World Cup organisers have been criticised over the failure to compensate workers who have suffered during construction of facilities ©Getty Images

Human rights groups have accused FIFA of "misleading" claims about compensation for migrant workers and their families who have suffered whilst working on the World Cup in Qatar.

"FIFA indicated in a series of communications that it was committed to identifying ways to compensate migrant workers who faced deaths, injuries, and rampant wage theft, and to support an independent migrant workers' centre, as part of a legacy programme," campaigners from Human Rights Watch (HRW), Amnesty International, FairSquare, and Equidem said.

They complained that by the start of the tournament FIFA had not released details of their plans and had instead announced a "legacy fund" which included no provision for compensation.

"Many thousands of migrant workers have paid illegal fees, had wages stolen or even lost their lives to make the world’s most lucrative sporting event possible," Amnesty International head of economic and social justice Steve Cockburn said.

"It would be outrageous for FIFA’s Legacy Fund not to recognize their contribution and compensate them for their losses.
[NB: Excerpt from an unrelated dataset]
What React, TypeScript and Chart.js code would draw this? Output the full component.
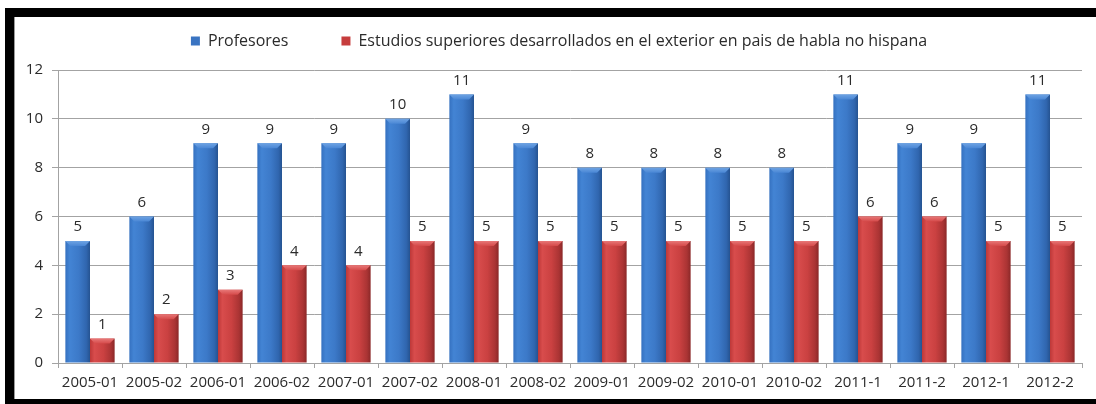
import React, { useEffect, useRef } from "react";
import { Chart, registerables, layouts } from "chart.js";

Chart.register(...registerables);

const categories = [
  "2005-01", "2005-02", "2006-01", "2006-02", "2007-01", "2007-02", "2008-01", "2008-02",
  "2009-01", "2009-02", "2010-01", "2010-02", "2011-1", "2011-2", "2012-1", "2012-2",
];
const profesores = [5, 6, 9, 9, 9, 10, 11, 9, 8, 8, 8, 8, 11, 9, 9, 11];
const estudios = [1, 2, 3, 4, 4, 5, 5, 5, 5, 5, 5, 5, 6, 6, 5, 5];
const seriesNames = [
  "Profesores",
  "Estudios superiores desarrollados en el exterior en pais de habla no hispana",
];
const yMin = 0;
const yMax = 12;
const yStep = 2;

const FONT = "'Open Sans', sans-serif";
const GRID = "#a3a3a3";
const TEXT = "#2b2b2b";

const palettes = [
  { base: "#3a74c2", stops: ["#3571c0", "#4384d4", "#3c79c8", "#3066af", "#255391"], cap: ["#6ea3e3", "#4a87d5"] },
  { base: "#c63d3d", stops: ["#bd3838", "#d84c4c", "#ca4141", "#aa3434", "#8b2828"], cap: ["#e87878", "#d54a4a"] },
];

const gradientPlugin = {
  id: "barGradient",
  beforeDatasetsDraw(chart: any) {
    const ctx = chart.ctx;
    chart.data.datasets.forEach((_ds: any, di: number) => {
      const meta = chart.getDatasetMeta(di);
      const pal = palettes[di];
      meta.data.forEach((el: any) => {
        const { x, width } = el.getProps(["x", "width"], true);
        const g = ctx.createLinearGradient(x - width / 2, 0, x + width / 2, 0);
        const pos = [0, 0.18, 0.55, 0.85, 1];
        pal.stops.forEach((c: string, i: number) => g.addColorStop(pos[i], c));
        el.options = Object.assign({}, el.options, { backgroundColor: g });
      });
    });
  },
  afterDatasetsDraw(chart: any) {
    const ctx = chart.ctx;
    ctx.save();
    chart.data.datasets.forEach((ds: any, di: number) => {
      const meta = chart.getDatasetMeta(di);
      const pal = palettes[di];
      meta.data.forEach((el: any, i: number) => {
        const { x, y, width } = el.getProps(["x", "y", "width"], true);
        const x0 = x - width / 2;
        const x1 = x + width / 2;
        const b = 5;
        const g = ctx.createLinearGradient(0, y, 0, y + b);
        g.addColorStop(0, pal.cap[0]);
        g.addColorStop(1, pal.cap[1]);
        ctx.fillStyle = g;
        ctx.beginPath();
        ctx.moveTo(x0, y);
        ctx.lineTo(x1, y);
        ctx.lineTo(x1 - b, y + b);
        ctx.lineTo(x0 + b, y + b);
        ctx.closePath();
        ctx.fill();
        ctx.fillStyle = TEXT;
        ctx.font = `15px ${FONT}`;
        ctx.textAlign = "center";
        ctx.textBaseline = "middle";
        ctx.fillText(String(ds.data[i]), x, y - 14);
      });
    });
    ctx.restore();
  },
};

function makeSpacer(position: string, size: number) {
  const horizontal = position === "top" || position === "bottom";
  return {
    position,
    weight: 500,
    fullSize: false,
    options: {},
    width: 0,
    height: 0,
    left: 0,
    top: 0,
    right: 0,
    bottom: 0,
    isHorizontal() {
      return horizontal;
    },
    update(maxWidth: number, maxHeight: number) {
      if (horizontal) {
        this.width = maxWidth;
        this.height = size;
      } else {
        this.width = size;
        this.height = maxHeight;
      }
    },
    draw() {},
  };
}

const spacerPlugin = {
  id: "layoutSpacers",
  beforeInit(chart: any) {
    layouts.addBox(chart, makeSpacer("top", 11) as any);
    layouts.addBox(chart, makeSpacer("right", 14) as any);
  },
};

export default function App() {
  const ref = useRef<HTMLCanvasElement | null>(null);

  useEffect(() => {
    if (!ref.current) return;
    Chart.defaults.font.family = FONT;
    const chart = new Chart(ref.current, {
      type: "bar",
      data: {
        labels: categories,
        datasets: [
          {
            label: seriesNames[0],
            data: profesores,
            backgroundColor: palettes[0].base,
            borderWidth: 0,
            barPercentage: 1,
            categoryPercentage: 0.77,
          },
          {
            label: seriesNames[1],
            data: estudios,
            backgroundColor: palettes[1].base,
            borderWidth: 0,
            barPercentage: 1,
            categoryPercentage: 0.77,
          },
        ],
      },
      options: {
        responsive: false,
        animation: false,
        devicePixelRatio: 1,
        layout: { padding: { top: 0, left: 22, right: 0, bottom: 0 } },
        plugins: {
          tooltip: { enabled: false },
          legend: {
            display: true,
            position: "top",
            labels: {
              boxWidth: 9,
              boxHeight: 9,
              padding: 53,
              color: TEXT,
              font: { size: 16, family: FONT },
            },
          },
        },
        scales: {
          x: {
            offset: true,
            grid: {
              offset: true,
              drawOnChartArea: false,
              drawTicks: true,
              tickLength: 5,
              color: GRID,
            },
            border: { display: true, color: GRID },
            ticks: {
              color: TEXT,
              font: { size: 15, family: FONT },
              padding: 6,
              maxRotation: 0,
              autoSkip: false,
            },
            afterFit(scale: any) {
              scale.height = 41;
            },
          },
          y: {
            min: yMin,
            max: yMax,
            ticks: {
              stepSize: yStep,
              color: TEXT,
              font: { size: 15, family: FONT },
              padding: 9,
            },
            grid: { color: GRID, tickLength: 6, drawTicks: true },
            border: { display: true, color: GRID },
            afterFit(scale: any) {
              scale.width = 36;
            },
          },
        },
      },
      plugins: [gradientPlugin, spacerPlugin],
    } as any);
    return () => chart.destroy();
  }, []);

  return (
    <div
      style={{
        position: "fixed",
        left: 0,
        top: 0,
        width: 1096,
        height: 404,
        overflow: "hidden",
        background: "#ffffff",
      }}
    >
      <div
        style={{
          position: "absolute",
          left: 5,
          top: 8,
          width: 1091,
          height: 396,
          boxSizing: "border-box",
          borderTop: "9px solid #000",
          borderLeft: "9px solid #000",
          borderBottom: "5px solid #000",
          background: "#fff",
        }}
      >
        <div
          style={{
            position: "absolute",
            left: 0,
            top: 0,
            bottom: 0,
            width: 1,
            background: "#9a9a9a",
          }}
        />
      </div>
      <canvas
        ref={ref}
        width={1096}
        height={424}
        style={{ position: "absolute", left: 0, top: -20, width: 1096, height: 424 }}
      />
    </div>
  );
}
"FIFA can still do the right thing by channelling the Legacy Fund towards workers and their families, supporting a genuinely independent workers' centre, and working with Qatar to ensure that every worker can access the compensation that they deserve. 

"By changing course, FIFA could make a lasting difference to the lives of the true heroes behind this World Cup, refusing to do so would be a terrible indictment on its commitment to workers’ rights."

"FIFA’s egregious whitewashing of serious abuses against migrant workers in Qatar is both a global embarrassment and a sinister tactic to escape its human rights responsibility to compensate thousands of workers who faced abuse and the families of those who died to make this World Cup possible," HRW acting executive director Tirana Hassan declared.

"FIFA continues to cash in on billions of dollars in revenue but refuses to offer a single cent for the families of migrant workers who died or those workers who were cheated out of their wages." 

The group claimed that FIFA President Gianni Infantino "also made misleading comments that workers can simply access compensation through an existing mechanism in Qatar, when this mechanism is in fact not set up to provide compensation on any meaningful scale related to deaths, injuries, and historic wage theft."


Human rights groups have monitored the treatment of migrant workers since Qatar was awarded the World Cup in 2010 ©Getty Images
Human rights groups have monitored the treatment of migrant workers since Qatar was awarded the World Cup in 2010 ©Getty Images

"FIFA has tuned out genuine demands for remedy for migrant workers including from the football industry and ignored evidence of widespread uncompensated abuses and the inadequacies of the current compensation systems in Qatar," Nick McGeehan, founding director of Fairsquare, a migrant abuse investigation agency said.

"Instead of ensuring protection of migrant workers who built and delivered the World Cup infrastructure in Qatar, FIFA has benefited from their exploitation and parroted Qatari authorities' talking points, showing their complicity to all the misleading claims and deflections on abuses of migrant workers," McGeehan added.

Campaigners claimed that Qatari authorities have failed to provide documentation of $350 million (£282 million/€328 million) said to have been distributed to migrant workers in compensation.

They insisted that many have discovered they are ineligible because Qatari authorities have ruled that the cause of injuries or fatalities were unconnected with construction work.

In October, FIFA deputy general secretary Alasdair Bell told the European Council of Ministers there had been "real tangible progress" in conditions for workers in Qatar.

FIFA have been contacted for comment.